How would I go about this?
For Lagrange Multipliers, I think the set-up (from what I've read) is something like $(x-3, y) = λ(2x, ??)$ But I'm unsure where to get the y coordinate for the lambda side. I then solve for λ. From there on, I have no idea what to do.
I would greatly appreciate if someone could point me in the right direction or walk me through this.
Thank you very much in advance.
Draw a picture.
For either method, we want to minimize $(x-3)^2+y^2$, subject to $y=x^2$.

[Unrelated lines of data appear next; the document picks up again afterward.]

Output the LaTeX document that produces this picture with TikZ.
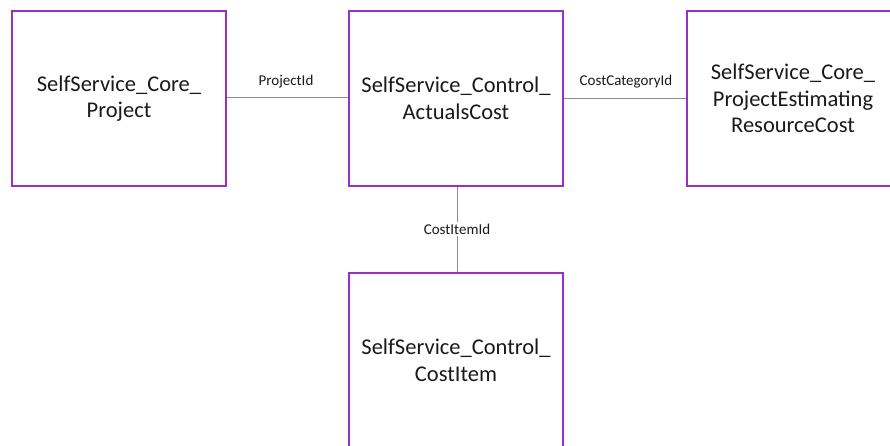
\documentclass[tikz,border=0pt]{standalone}
\usepackage{fontspec}
\setmainfont{Carlito}
\definecolor{boxpurple}{HTML}{9A2FC8}
\definecolor{linegray}{HTML}{8C8C8C}
\definecolor{txt}{HTML}{1A1A1A}
\tikzset{
  entity/.style={draw=boxpurple, line width=1.8pt, fill=white, rectangle,
    minimum width=214pt, minimum height=175pt, align=center, text=txt,
    font=\fontsize{22.5}{26.5}\selectfont, inner sep=0pt},
  rel/.style={draw=linegray, line width=0.9pt},
  rellabel/.style={font=\fontsize{15}{17}\selectfont, text=txt, inner sep=2pt}
}
\begin{document}
\begin{tikzpicture}[x=1pt,y=-1pt]
\useasboundingbox (0,0) rectangle (890,445);
\clip (0,0) rectangle (890,445);
\node[entity] (proj) at (119,98.5) {SelfService\_Core\_\\Project};
\node[entity] (act) at (456,98.5) {SelfService\_Control\_\\ActualsCost};
\node[entity, minimum width=212pt] (res) at (793,98.5) {SelfService\_Core\_\\ProjectEstimating\\ResourceCost};
\node[entity] (item) at (456,360.5) {SelfService\_Control\_\\CostItem};
\draw[rel] (proj.east |- 0,97) -- (act.west |- 0,97);
\node[rellabel] (l1) at (286,82) {ProjectId};
\draw[rel] (act.east |- 0,98) -- (res.west |- 0,98);
\node[rellabel] (l2) at (626,82) {CostCategoryId};
\node[rellabel, fill=white] (l3) at (457,229) {CostItemId};
\draw[rel] (act.south -| 457,0) -- (l3.north);
\draw[rel] (l3.south) -- (item.north -| 457,0);
\end{tikzpicture}
\end{document}
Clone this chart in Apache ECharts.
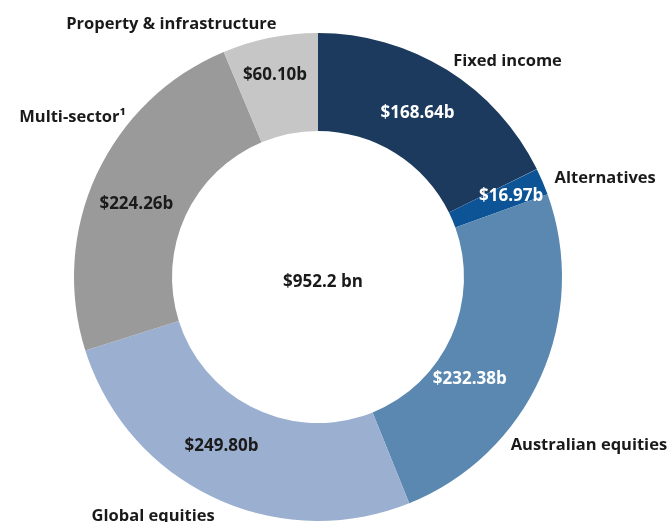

Substituting $x^2$ for $y$ in $(x-3)^2+y^2$, we find that we want to minimize $f(x)=(x-3)^2+x^4$. Note that $f'(x)=2(x-3)+4x^3$. The critical points of $f(x)$ are where $2(x-3)+4x^3=0$, or equivalently $$2x^3+x-3=0.$$ In general cubic equations are unpleasant to solve. However, the above equation has the obvious root $x=1$. And since $f''(x)=3x^2+1\gt 0$, the function $f'(x)$ is increasing, and therefore can only have one zero. By the geometry, there is at least one point on the parabola at minimum distance from $(3,0)$, so we have found it. The minimum distance is the distance from $(3,0)$ to $(1,1)$, which is $\sqrt{5}$.
We now sketch the Lagrange multipliers approach. The Lagrangian is $$(x-3)^2+y^2-\lambda(y-x^2).$$ Take the partial derivatives, and set them equal to $0$. We get $2(x-3)+2\lambda x=0$ and $2y-\lambda=0$.
So $\lambda=2y$. Substituting in the first equation we get $2(x-3)+4yx=0$. Putting $y=x^2$ we obtain $2(x-3)+4x^3=0$, and we are at an equation we have already dealt with.